La fusée Ariane-5 est de nouveau dans l’espace après avoir été immobilisée pendant quatre mois, à la suite de l’échec de la première « Ariane dix tonnes », mais l’avenir du seul lanceur européen désormais, après le tir de la dernière Ariane-4, le 15 février, n’est pas assuré pour autant.
Pour son premier lancement de l’année, Ariane-5 a parfaitement rempli sa mission et placé sur orbite, comme prévu, ses deux passagers, deux satellites de télécommunications, l’un indien, INSAT-3A, l’autre américain, Galaxy-XII, le premier pour le compte de l’Organisation Indienne de Recherche Spatiale (ISRO), le second pour celui du premier opérateur mondial (américain), PanAmSat.
Initialement programmé pour mardi soir, ce vol a seulement connu une petite anicroche, un report de vingt-quatre heures, pour permettre à l’un des deux clients, l’ISRO, de vérifier des liaisons électriques avec son satellite.
Après l’échec du premier tir de la version plus puissante du lanceur, Ariane-5 ECA, capable de placer sur orbite deux satellites géostationnaires d’une masse totale de dix tonnes, contre 5,9 pour l’Ariane-5 Générique, ce tir était attendu avec une certaine inquiétude. Si l’on peut être désormais rassuré sur la fiabilité de cette version du lanceur, de grosses incertitudes planent toutefois tant sur l’avenir de la famille Ariane-5 que sur Arianespace.
Le 11 décembre, la première Ariane-5 ECA avait dû être détruite, à la suite à d’une défaillance de la tuyère du nouveau moteur Vulcain-II de son premier étage, qui lui avaient fait prendre une mauvaise trajectoire. Cet échec a conduit à une suspension de tous les vols d’Ariane-5, afin de procéder à une révision complète des « procédures de qualification » de l’ensemble de la famille de lanceurs. Le doute sur la fiabilité des Ariane-5 en général s’installait.
Si les modifications des éléments responsables de l’échec d’Ariane-5 ECA sont en cours, ce modèle plus puissant devrait être prêt à voler de nouveau seulement l’an prochain, a confirmé jeudi le directeur général d’Arianespace, Jean-Yves Le Gall. Par ailleurs, à la demande de la clientèle, il devra réussir deux tirs d’essai avant d’être commercialisé.
Dans un marché déprimé (une quinzaine de lancements commerciaux dans le monde en 2002, contre vingt-cinq en 2001), et alors qu’elle va devoir affronter la concurrence des nouvelles fusées américaines Delta-4 et Atlas-V, la société de gestion et de commercialisation des lanceurs européens ne dispose donc plus actuellement que d’Ariane-5 Générique. Or, son choix d’effectuer des lancements doubles, même si la taille des satellites a cessé de croître, lui impose de disposer rapidement d’une Ariane-5 ECA fiable.
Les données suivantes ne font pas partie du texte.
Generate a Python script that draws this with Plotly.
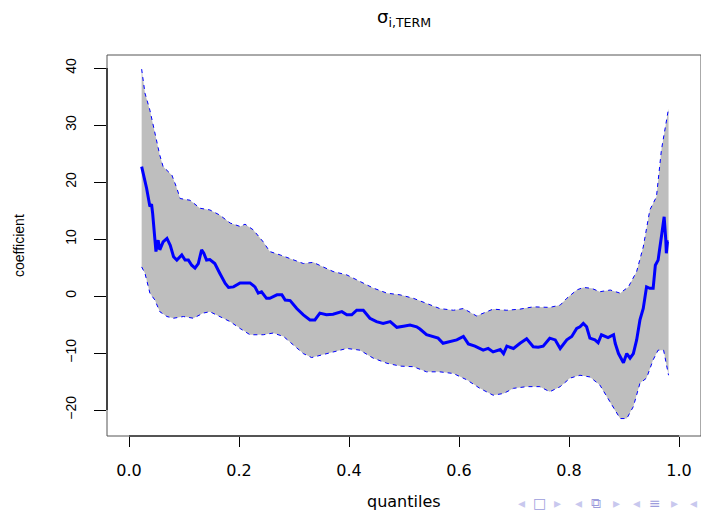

Pour le numéro un mondial du transport spatial commercial, ces problèmes viennent amplifier ses difficultés financières. Aussi, Arianespace, qui a connu 193 millions d’euros de pertes en 2001 et quelques 400 millions en 2002, réclame-t-elle à ses actionnaires (44 sociétés, dont EADS, l’ESA et le CNES), a-t-on appris mercredi auprès de la société, un peu plus d’un milliard d’euros pour assurer la survie du « système Ariane » : 555 millions d’euros pour le retour d’Ariane-5 ECA, 200 millions par an pour le soutien à l’exploitation, 200 millions pour une augmentation de capital et 50 millions pour maintenir un certain temps en parallèle Ariane-5 Générique et Ariane-5 ECA. C’est notamment avec ce soutien à l’exploitation que la dernière version d’Ariane-5 pourrait être « viable économiquement » à partir de 2005, estime Arianespace. Cette année-là serait alors celle de la « renaissance ».
C’est de ces questions, donc de l’avenir d’Ariane et d’Arianespace, que les ministres européens de l’Espace débattront lors de leur conférence, prévue le 27 mai à Paris.